**Collected data:**
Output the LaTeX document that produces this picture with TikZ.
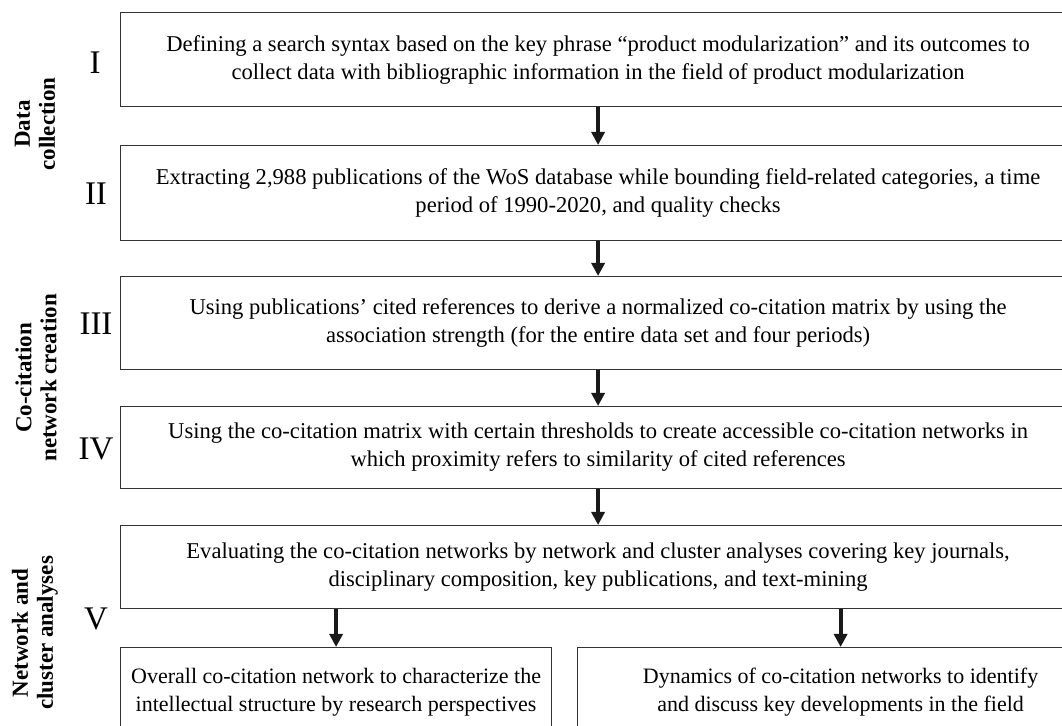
\documentclass[tikz,border=0pt]{standalone}
\usepackage{fontspec}
\setmainfont{Liberation Serif}
\usetikzlibrary{positioning, arrows.meta}

\tikzset{
  stepbox/.style={draw=black!80, line width=0.6pt, inner sep=0pt, anchor=north west,
    font=\fontsize{11.3}{14}\selectfont, align=center},
  subbox/.style={stepbox, font=\fontsize{11}{14}\selectfont, text depth=5pt},
  phase/.style={font=\bfseries\fontsize{11.5}{12.5}\selectfont, align=center, rotate=90},
  numeral/.style={font=\fontsize{16.5}{16}\selectfont},
  flow/.style={-{Triangle[length=6.5pt, width=6.5pt]}, line width=2pt, black!90}
}

\begin{document}
\begin{tikzpicture}[x=0.5pt, y=-0.5pt]
  \clip (0,0) rectangle (1062,726);

  % Phase labels
  \node[phase] (pdata) at (35, 124) {Data\\collection};
  \node[phase] (pnet) at (36, 378) {Co-citation\\network creation};
  \node[phase] (pclu) at (35, 633) {Network and\\cluster analyses};

  % Step numbers
  \node[numeral] (nI) at (95, 63) {I};
  \node[numeral] (nII) at (96, 194) {II};
  \node[numeral] (nIII) at (96, 324) {III};
  \node[numeral] (nIV) at (96, 449) {IV};
  \node[numeral] (nV) at (96, 619) {V};

  % Steps
  \node[stepbox, minimum width=477.5pt, minimum height=47pt] (sI) at (120, 12)
    {Defining a search syntax based on the key phrase ``product modularization'' and its outcomes to\\
     collect data with bibliographic information in the field of product modularization};
  \node[stepbox, minimum width=477.5pt, minimum height=47.5pt] (sII) at (120, 145)
    {Extracting 2,988 publications of the WoS database while bounding field-related categories, a time\\
     period of 1990-2020, and quality checks};
  \node[stepbox, minimum width=477.5pt, minimum height=46.5pt] (sIII) at (120, 276)
    {Using publications' cited references to derive a normalized co-citation matrix by using the\\
     association strength (for the entire data set and four periods)};
  \node[stepbox, minimum width=477.5pt, minimum height=41pt] (sIV) at (120, 406)
    {Using the co-citation matrix with certain thresholds to create accessible co-citation networks in\\
     which proximity refers to similarity of cited references};
  \node[stepbox, minimum width=477.5pt, minimum height=41.5pt] (sV) at (120, 525)
    {Evaluating the co-citation networks by network and cluster analyses covering key journals,\\
     disciplinary composition, key publications, and text-mining};
  \node[subbox, minimum width=215.5pt, minimum height=47pt] (sVa) at (120, 647)
    {Overall co-citation network to characterize the\\
     intellectual structure by research perspectives};
  \node[subbox, minimum width=263pt, minimum height=47pt] (sVb) at (577, 647)
    {Dynamics of co-citation networks to identify\\
     and discuss key developments in the field};

  % Flow
  \draw[flow] (sI.south) -- (sII.north);
  \draw[flow] (sII.south) -- (sIII.north);
  \draw[flow] (sIII.south) -- (sIV.north);
  \draw[flow] (sIV.south) -- (sV.north);
  \draw[flow] (sV.south -| sVa.north) -- (sVa.north);
  \draw[flow] (sV.south -| sVb.north) -- (sVb.north);
\end{tikzpicture}
\end{document}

**Problem requirements:** Review the material and copy each line in which the word "with" appears.

**Exercise response:**
Output the LaTeX document that produces this picture with TikZ.
     collect data with bibliographic information in the field of product modularization};
    {Using the co-citation matrix with certain thresholds to create accessible co-citation networks in\\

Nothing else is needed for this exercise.